The wreaths sold used to be made from trimmings of trees at the farm, but the couple scaled back this year and are using wreaths from the Shelton area.
“We’re cutting back all the time as we get older,” Loran said.
The business also isn’t open as often as it used to be — but that’s not necessarily by choice.
“We’re probably going to cut it at between 1,200 to 1,500 trees (this year),” Jane said. “Unfortunately, this year, all of our advertising says we’ll be closed Dec. 9.”
“We’re hoping we can make it till then,” Loran said. “Last year a lot of farms closed early.
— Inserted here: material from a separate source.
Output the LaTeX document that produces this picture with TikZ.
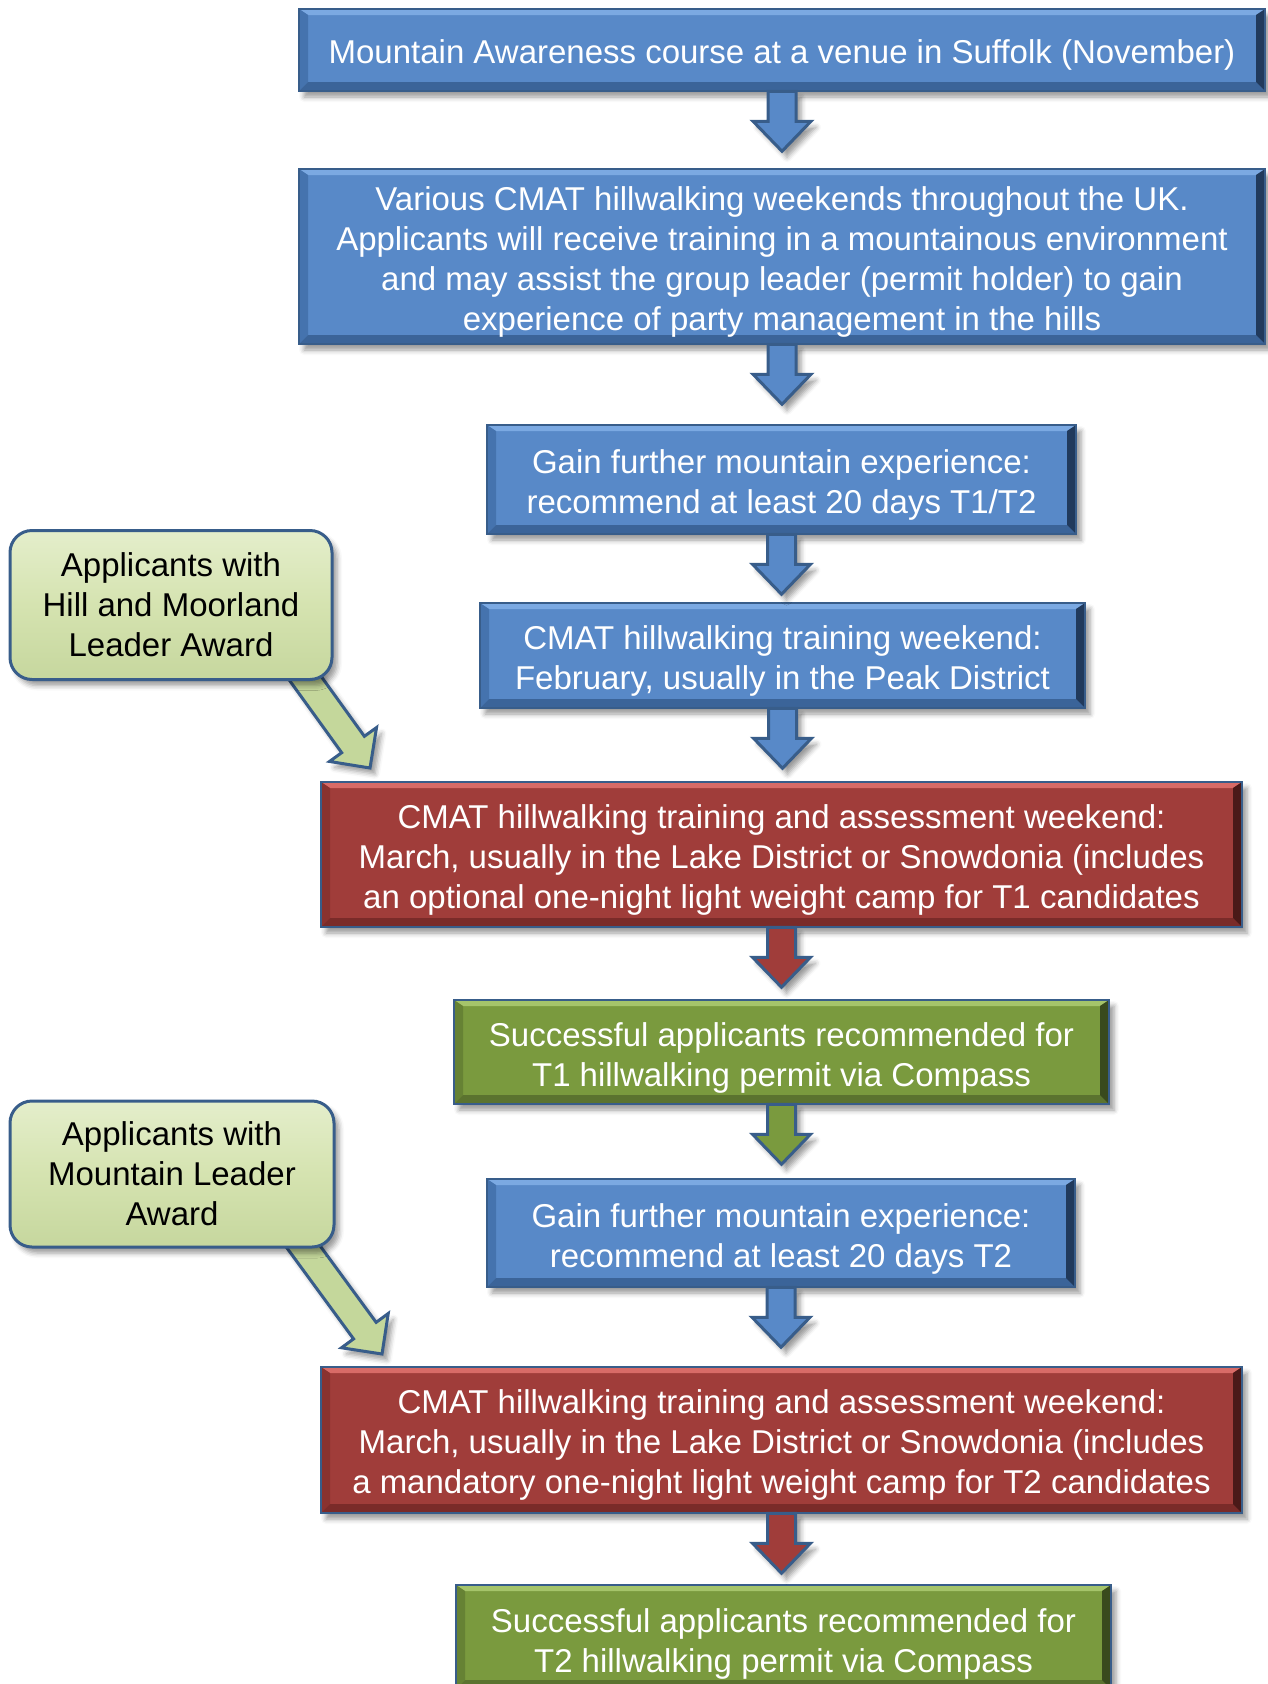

There’s a shortage, so what happens is, we’ll get busier.”
The shortage in the Pacific Northwest, as the Columbian reported in 2018, is in large part because of the Great Recession.
The Larwicks expect to sell out of their Christmas tree stock very quickly, as more customers — including millennials who have apparently changed preference from artificial trees to real trees, according to the New York Times — flock to their U-cut farm.
“I think, it’s mom drags dad out here and the kids and it could be muddy, and it could be wet and everybody loves to see Dad get down and cut the tree. And everybody goes ‘timber!’ I think it’s just people like to get out, they like to do things,” Jane said, of why people enjoy the U-cut experience. “Good Lord willin’ and the river don’t rise, we’re going to do this as long as we possibly can.”